I firmly believe that Freddie Gibbs is arguably one of contemporary hip- hop’s (shamefully) most unheralded emcees. Sure, his songs talk about street life – but with a stark, unvarnished honesty. Unlike, more mainstream emcees who seem to take on exaggerated, superhuman personas and tell stories in which nothing ever goes wrong for them, Gibbs’s lyrics go much deeper, revealing the bruised psyche, the broken heart, the regrets and the failures of someone who is at the end of the day, only a man.  

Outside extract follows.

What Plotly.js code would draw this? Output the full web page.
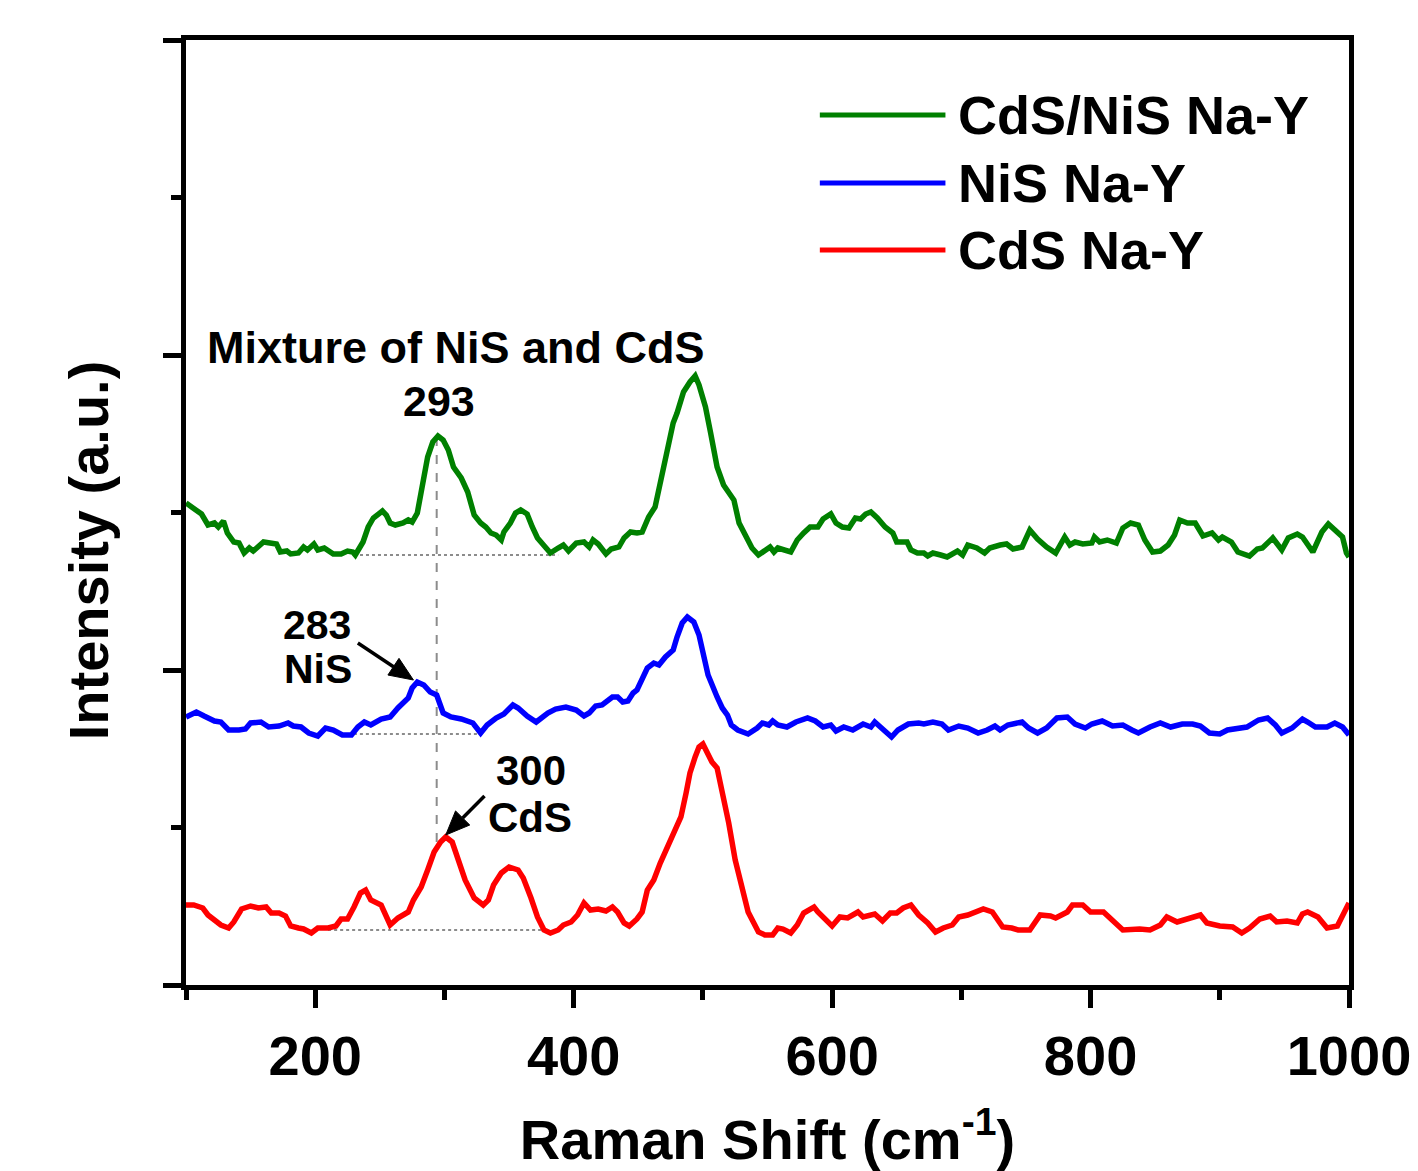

Gibbs’s latest effort, Piñata has the emcee teaming up with super producer Madlib. And from the singles I’ve heard and posted here, the album bears a similarity to Small Professor’s and Guilty Simpson’s impressive collaboration, Highway Robbery in the sense that the material is a uniquely shared artistic vision that sounds unlike most of the childless, mindless nonsense on your conglomerate radio station. After all, the mainstream doesn’t care about emotional and psychological complexity, and what Gibbs and Mablib do is talk about grown men shit. 

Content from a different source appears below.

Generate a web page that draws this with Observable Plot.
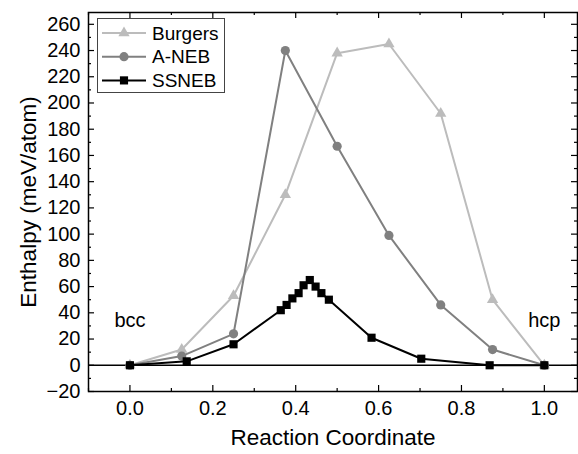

A Toronto, ON-based trio, BADBADNOTGOOD, which is comprises of Matthew Tavares on keys, Chester Hansen on bass, and Alex Sowinski on drums, recently remixed “Shame” off Freddie Gibbs and Mablib’s Piñata. And on their remix, they further cement their reputation for redefining both what an improvisational jazz trio should be and what hip-hop should sound like. But they also manage to reveal something that most people under 50 are well aware of – hip-hop is the lingua franca of international conversation. 

In any case, the BADBADNOTGOOD remix retains the vocal hook and chorus and Gibbs’ rumbling baritone, but their instrumentation gives the song a trippy, menacing and somewhat nightmarish air.